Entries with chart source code
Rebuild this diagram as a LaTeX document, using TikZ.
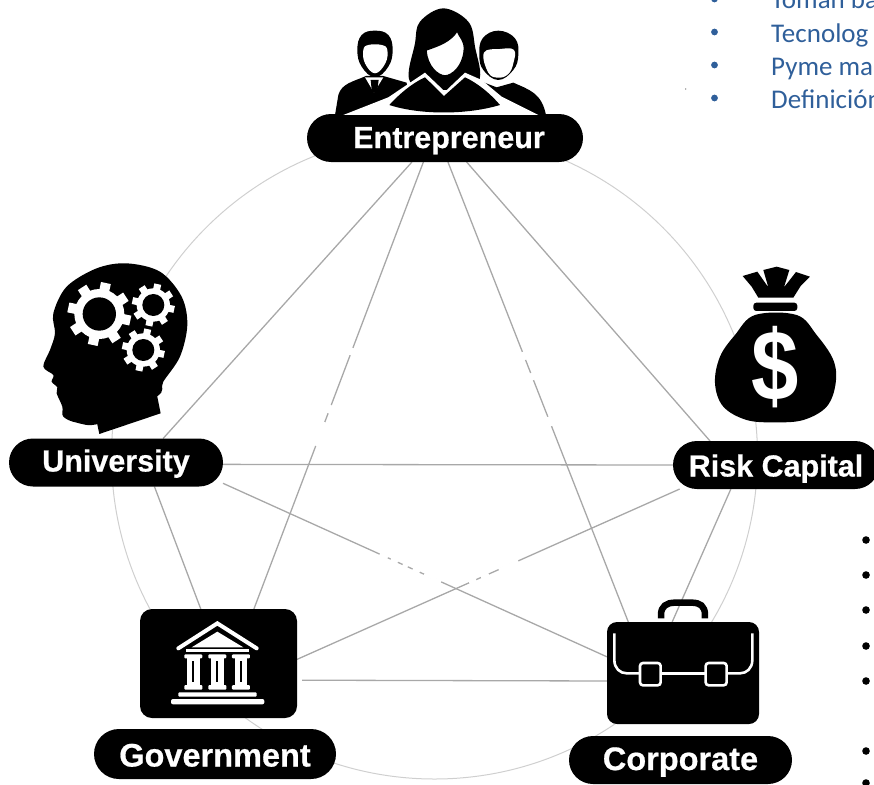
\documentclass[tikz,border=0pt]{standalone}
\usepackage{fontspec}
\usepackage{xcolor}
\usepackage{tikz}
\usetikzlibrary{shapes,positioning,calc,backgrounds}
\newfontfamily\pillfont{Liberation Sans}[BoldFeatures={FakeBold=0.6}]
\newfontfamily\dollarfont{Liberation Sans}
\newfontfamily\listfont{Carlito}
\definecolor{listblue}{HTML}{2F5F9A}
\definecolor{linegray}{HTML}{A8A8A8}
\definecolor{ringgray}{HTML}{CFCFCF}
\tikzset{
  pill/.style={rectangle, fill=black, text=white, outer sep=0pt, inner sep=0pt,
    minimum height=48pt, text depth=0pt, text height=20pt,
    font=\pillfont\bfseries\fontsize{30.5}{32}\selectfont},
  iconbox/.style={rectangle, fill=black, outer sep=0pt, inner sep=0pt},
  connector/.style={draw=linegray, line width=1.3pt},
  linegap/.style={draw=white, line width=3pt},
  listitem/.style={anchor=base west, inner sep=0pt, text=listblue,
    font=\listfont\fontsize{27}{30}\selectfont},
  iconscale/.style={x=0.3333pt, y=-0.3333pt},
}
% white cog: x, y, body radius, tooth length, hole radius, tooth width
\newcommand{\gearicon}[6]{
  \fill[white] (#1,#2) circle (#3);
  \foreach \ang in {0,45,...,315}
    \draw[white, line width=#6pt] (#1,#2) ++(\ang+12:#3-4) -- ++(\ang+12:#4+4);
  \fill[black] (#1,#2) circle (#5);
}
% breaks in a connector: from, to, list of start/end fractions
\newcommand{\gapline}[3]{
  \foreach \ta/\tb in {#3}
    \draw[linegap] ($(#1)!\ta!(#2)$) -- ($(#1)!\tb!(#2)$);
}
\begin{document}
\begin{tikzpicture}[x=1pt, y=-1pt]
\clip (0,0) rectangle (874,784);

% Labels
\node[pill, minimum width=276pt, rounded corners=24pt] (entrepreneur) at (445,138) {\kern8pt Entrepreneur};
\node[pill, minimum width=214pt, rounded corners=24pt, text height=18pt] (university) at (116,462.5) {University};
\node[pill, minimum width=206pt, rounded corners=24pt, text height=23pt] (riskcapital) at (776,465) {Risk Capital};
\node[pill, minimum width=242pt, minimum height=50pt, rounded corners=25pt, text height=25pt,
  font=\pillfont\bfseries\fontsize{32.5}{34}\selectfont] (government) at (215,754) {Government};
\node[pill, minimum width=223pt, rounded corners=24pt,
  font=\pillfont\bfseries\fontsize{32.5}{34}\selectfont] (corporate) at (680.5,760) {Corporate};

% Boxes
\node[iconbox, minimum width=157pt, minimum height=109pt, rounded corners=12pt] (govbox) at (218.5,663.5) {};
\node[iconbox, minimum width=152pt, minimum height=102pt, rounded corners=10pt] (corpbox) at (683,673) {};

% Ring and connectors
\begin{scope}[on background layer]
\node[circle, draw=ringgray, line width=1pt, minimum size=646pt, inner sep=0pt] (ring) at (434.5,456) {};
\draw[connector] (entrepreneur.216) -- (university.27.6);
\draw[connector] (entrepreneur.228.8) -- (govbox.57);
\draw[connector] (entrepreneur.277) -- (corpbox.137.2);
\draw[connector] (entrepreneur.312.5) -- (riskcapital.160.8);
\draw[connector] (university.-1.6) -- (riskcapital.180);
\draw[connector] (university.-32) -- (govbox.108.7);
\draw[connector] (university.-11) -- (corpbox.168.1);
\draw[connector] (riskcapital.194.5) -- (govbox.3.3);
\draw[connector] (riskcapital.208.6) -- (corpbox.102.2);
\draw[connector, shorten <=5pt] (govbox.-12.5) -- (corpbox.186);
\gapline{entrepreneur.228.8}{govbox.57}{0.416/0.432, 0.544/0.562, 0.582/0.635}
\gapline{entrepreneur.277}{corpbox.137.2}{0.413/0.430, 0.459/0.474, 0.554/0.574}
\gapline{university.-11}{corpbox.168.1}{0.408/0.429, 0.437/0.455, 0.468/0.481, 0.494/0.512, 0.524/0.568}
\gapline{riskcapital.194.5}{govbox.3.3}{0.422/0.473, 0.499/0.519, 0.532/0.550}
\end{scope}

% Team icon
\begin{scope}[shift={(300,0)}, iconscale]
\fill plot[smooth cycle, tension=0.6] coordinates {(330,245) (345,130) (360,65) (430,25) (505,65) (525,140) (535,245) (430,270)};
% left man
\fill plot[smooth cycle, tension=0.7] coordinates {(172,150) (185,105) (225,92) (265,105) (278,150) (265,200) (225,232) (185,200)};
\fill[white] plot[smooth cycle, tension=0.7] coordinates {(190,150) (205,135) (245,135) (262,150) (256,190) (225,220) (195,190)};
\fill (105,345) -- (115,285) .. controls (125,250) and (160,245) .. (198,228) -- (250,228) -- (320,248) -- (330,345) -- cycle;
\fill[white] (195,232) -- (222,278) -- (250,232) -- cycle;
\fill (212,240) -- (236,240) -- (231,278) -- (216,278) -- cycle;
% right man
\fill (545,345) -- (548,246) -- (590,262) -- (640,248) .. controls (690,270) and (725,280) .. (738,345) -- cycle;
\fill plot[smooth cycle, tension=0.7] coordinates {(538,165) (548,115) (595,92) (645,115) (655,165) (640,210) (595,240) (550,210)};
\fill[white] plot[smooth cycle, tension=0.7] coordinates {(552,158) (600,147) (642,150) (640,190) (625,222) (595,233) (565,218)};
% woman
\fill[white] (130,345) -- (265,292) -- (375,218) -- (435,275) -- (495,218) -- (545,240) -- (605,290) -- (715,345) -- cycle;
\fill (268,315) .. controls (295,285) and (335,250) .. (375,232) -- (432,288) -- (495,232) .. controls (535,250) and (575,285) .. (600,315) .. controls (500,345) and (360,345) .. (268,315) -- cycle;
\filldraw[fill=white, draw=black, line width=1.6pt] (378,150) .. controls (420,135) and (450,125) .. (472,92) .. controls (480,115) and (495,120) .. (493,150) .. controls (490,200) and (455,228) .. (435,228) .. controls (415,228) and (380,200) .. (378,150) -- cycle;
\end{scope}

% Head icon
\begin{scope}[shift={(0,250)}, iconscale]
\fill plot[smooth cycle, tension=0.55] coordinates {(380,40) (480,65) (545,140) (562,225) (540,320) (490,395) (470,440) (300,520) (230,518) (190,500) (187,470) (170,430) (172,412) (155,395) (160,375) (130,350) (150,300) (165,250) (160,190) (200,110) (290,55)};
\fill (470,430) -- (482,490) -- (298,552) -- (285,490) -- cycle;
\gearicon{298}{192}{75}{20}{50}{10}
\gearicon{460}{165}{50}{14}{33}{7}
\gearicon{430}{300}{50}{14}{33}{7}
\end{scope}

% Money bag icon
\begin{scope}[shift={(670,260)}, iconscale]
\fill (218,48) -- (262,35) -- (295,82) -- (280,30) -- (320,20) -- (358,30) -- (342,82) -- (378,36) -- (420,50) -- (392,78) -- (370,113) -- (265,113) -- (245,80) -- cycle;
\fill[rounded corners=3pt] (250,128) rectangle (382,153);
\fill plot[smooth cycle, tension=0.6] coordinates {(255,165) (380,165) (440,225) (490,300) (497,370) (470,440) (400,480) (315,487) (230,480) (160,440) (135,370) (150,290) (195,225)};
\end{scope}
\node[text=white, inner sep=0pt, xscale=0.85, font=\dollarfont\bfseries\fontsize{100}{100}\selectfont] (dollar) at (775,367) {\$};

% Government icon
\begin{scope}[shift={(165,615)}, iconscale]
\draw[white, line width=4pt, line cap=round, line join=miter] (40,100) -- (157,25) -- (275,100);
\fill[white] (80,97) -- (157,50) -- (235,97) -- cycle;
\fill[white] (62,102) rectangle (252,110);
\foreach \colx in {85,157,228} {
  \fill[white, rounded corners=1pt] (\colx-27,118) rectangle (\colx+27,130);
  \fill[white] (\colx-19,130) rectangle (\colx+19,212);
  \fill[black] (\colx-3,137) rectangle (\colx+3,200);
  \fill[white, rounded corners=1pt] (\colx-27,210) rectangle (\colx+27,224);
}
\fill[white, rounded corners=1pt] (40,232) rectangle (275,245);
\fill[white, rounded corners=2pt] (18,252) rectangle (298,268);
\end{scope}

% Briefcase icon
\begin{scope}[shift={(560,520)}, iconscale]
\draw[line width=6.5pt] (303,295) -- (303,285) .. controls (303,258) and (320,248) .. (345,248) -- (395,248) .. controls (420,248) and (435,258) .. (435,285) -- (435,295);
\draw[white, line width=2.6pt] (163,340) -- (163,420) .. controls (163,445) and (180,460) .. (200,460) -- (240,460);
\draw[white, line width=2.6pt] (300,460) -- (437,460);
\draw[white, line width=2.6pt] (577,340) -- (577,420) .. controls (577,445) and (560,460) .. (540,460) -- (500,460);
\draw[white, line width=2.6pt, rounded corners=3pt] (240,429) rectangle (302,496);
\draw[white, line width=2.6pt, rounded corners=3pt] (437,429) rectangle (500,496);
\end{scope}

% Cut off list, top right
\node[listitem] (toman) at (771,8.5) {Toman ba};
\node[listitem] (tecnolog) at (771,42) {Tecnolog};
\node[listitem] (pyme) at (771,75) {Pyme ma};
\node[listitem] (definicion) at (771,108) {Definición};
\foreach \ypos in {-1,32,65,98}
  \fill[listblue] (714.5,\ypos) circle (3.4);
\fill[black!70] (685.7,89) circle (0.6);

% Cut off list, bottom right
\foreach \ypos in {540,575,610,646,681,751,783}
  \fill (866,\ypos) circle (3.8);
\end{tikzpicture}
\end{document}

--

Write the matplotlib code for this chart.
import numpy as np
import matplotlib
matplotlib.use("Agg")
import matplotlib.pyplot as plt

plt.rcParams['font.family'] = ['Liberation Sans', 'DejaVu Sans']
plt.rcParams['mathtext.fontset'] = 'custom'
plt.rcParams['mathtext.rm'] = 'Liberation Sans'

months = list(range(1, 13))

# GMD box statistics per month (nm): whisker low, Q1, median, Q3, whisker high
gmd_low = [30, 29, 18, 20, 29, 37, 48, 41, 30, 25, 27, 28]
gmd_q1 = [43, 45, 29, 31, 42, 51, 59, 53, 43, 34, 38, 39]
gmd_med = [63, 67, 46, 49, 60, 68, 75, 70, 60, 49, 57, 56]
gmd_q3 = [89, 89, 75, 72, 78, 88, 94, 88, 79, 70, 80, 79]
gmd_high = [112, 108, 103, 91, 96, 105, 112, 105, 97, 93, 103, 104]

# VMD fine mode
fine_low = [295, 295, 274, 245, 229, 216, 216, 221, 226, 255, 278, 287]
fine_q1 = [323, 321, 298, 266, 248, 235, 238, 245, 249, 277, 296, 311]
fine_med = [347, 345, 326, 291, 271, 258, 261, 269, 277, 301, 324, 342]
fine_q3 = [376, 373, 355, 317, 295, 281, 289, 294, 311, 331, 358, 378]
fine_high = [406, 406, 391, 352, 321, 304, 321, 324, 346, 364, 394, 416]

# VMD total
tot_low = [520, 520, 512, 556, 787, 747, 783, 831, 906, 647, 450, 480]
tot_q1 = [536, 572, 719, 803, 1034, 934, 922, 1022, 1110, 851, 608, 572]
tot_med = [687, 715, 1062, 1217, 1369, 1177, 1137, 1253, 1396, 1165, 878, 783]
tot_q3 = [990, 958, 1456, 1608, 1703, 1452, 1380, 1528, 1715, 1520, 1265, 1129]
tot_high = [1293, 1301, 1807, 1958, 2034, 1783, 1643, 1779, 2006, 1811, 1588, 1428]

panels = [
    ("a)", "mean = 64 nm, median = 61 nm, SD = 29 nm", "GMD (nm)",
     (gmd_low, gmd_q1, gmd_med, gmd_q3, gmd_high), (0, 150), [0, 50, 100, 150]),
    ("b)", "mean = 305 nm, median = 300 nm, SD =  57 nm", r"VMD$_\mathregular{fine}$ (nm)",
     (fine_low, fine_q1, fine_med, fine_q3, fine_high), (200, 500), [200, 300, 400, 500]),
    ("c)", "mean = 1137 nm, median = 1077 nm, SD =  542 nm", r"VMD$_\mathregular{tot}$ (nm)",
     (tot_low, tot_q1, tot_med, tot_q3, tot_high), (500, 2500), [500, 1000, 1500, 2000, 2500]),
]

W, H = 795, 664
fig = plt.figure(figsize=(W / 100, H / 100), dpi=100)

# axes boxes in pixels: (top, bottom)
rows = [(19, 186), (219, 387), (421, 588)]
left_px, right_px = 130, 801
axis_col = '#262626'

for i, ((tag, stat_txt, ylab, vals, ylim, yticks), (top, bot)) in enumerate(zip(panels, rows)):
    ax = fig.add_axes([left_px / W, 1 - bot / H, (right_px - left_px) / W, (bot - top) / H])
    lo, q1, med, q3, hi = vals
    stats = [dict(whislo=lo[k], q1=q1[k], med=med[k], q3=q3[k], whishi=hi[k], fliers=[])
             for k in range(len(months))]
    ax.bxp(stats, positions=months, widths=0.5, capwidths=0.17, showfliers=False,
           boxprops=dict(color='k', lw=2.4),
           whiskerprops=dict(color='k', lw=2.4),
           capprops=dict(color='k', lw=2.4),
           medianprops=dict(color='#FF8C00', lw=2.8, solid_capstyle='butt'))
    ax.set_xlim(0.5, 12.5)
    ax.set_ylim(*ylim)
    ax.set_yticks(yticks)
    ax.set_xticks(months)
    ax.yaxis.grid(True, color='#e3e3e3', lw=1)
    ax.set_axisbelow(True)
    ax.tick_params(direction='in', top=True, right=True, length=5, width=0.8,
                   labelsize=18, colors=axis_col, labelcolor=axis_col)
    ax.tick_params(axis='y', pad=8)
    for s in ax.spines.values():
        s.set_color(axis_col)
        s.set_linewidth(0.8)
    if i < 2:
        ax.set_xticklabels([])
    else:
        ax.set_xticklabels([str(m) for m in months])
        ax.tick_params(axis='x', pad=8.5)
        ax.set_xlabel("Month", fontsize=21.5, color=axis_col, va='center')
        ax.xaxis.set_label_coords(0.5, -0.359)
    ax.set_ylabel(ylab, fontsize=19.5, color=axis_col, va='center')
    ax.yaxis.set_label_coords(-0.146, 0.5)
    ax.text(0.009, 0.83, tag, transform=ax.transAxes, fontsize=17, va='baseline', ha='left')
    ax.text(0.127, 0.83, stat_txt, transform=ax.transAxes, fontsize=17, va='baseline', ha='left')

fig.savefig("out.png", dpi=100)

REQUIRED TASK:
Search the listing for the word "this" and return each line that holds it.

THE RESPONSE:
Rebuild this diagram as a LaTeX document, using TikZ.
Write the matplotlib code for this chart.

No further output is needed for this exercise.